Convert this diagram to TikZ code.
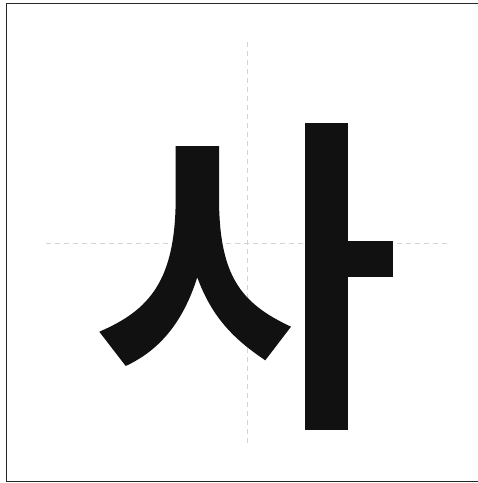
\documentclass[tikz,border=0pt]{standalone}
\begin{document}
\begin{tikzpicture}[x=1pt,y=-1pt,
  glyph/.style={fill=glyphcol,draw=none},
  guide/.style={draw=guidecol,line width=1pt,dash pattern=on 5pt off 4pt},
  frame/.style={draw=black!85,line width=1.2pt}]
\definecolor{glyphcol}{HTML}{111111}
\definecolor{guidecol}{HTML}{D4D4D4}
\useasboundingbox (0,0) rectangle (478,483);
\fill[white] (0,0) rectangle (478,483);
\draw[frame] (6.5,3.5) rectangle (478.5,481.5);
% guide lines
\coordinate (vt) at (247.5,42);
\coordinate (vb) at (247.5,446);
\coordinate (hl) at (46,243.5);
\coordinate (hr) at (450,243.5);
\draw[guide] (vt) -- (vb);
\draw[guide] (hl) -- (hr);
% vowel bar
\fill[glyph] (305,122.7) rectangle (348,430);
\fill[glyph] (347,240.7) rectangle (393.3,277.3);
% siot
\fill[glyph] (175.7,146) -- (219,146) -- (219,197)
  .. controls (219,275) and (240,303) .. (291,326.7)
  -- (265.3,360.3)
  .. controls (235,340) and (212,318) .. (197.3,277.3)
  .. controls (183,322) and (160,350) .. (125.7,366)
  -- (99.3,331.7)
  .. controls (150,310) and (175.7,280) .. (175.7,197)
  -- cycle;
\end{tikzpicture}
\end{document}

## TASK PROMPT
Retype everything in the material word for word, minus pictures.

## FINAL ANSWER
Convert this diagram to TikZ code.
\documentclass[tikz,border=0pt]{standalone}
\begin{document}
\begin{tikzpicture}[x=1pt,y=-1pt,
  glyph/.style={fill=glyphcol,draw=none},
  guide/.style={draw=guidecol,line width=1pt,dash pattern=on 5pt off 4pt},
  frame/.style={draw=black!85,line width=1.2pt}]
\definecolor{glyphcol}{HTML}{111111}
\definecolor{guidecol}{HTML}{D4D4D4}
\useasboundingbox (0,0) rectangle (478,483);
\fill[white] (0,0) rectangle (478,483);
\draw[frame] (6.5,3.5) rectangle (478.5,481.5);
% guide lines
\coordinate (vt) at (247.5,42);
\coordinate (vb) at (247.5,446);
\coordinate (hl) at (46,243.5);
\coordinate (hr) at (450,243.5);
\draw[guide] (vt) -- (vb);
\draw[guide] (hl) -- (hr);
% vowel bar
\fill[glyph] (305,122.7) rectangle (348,430);
\fill[glyph] (347,240.7) rectangle (393.3,277.3);
% siot
\fill[glyph] (175.7,146) -- (219,146) -- (219,197)
  .. controls (219,275) and (240,303) .. (291,326.7)
  -- (265.3,360.3)
  .. controls (235,340) and (212,318) .. (197.3,277.3)
  .. controls (183,322) and (160,350) .. (125.7,366)
  -- (99.3,331.7)
  .. controls (150,310) and (175.7,280) .. (175.7,197)
  -- cycle;
\end{tikzpicture}
\end{document}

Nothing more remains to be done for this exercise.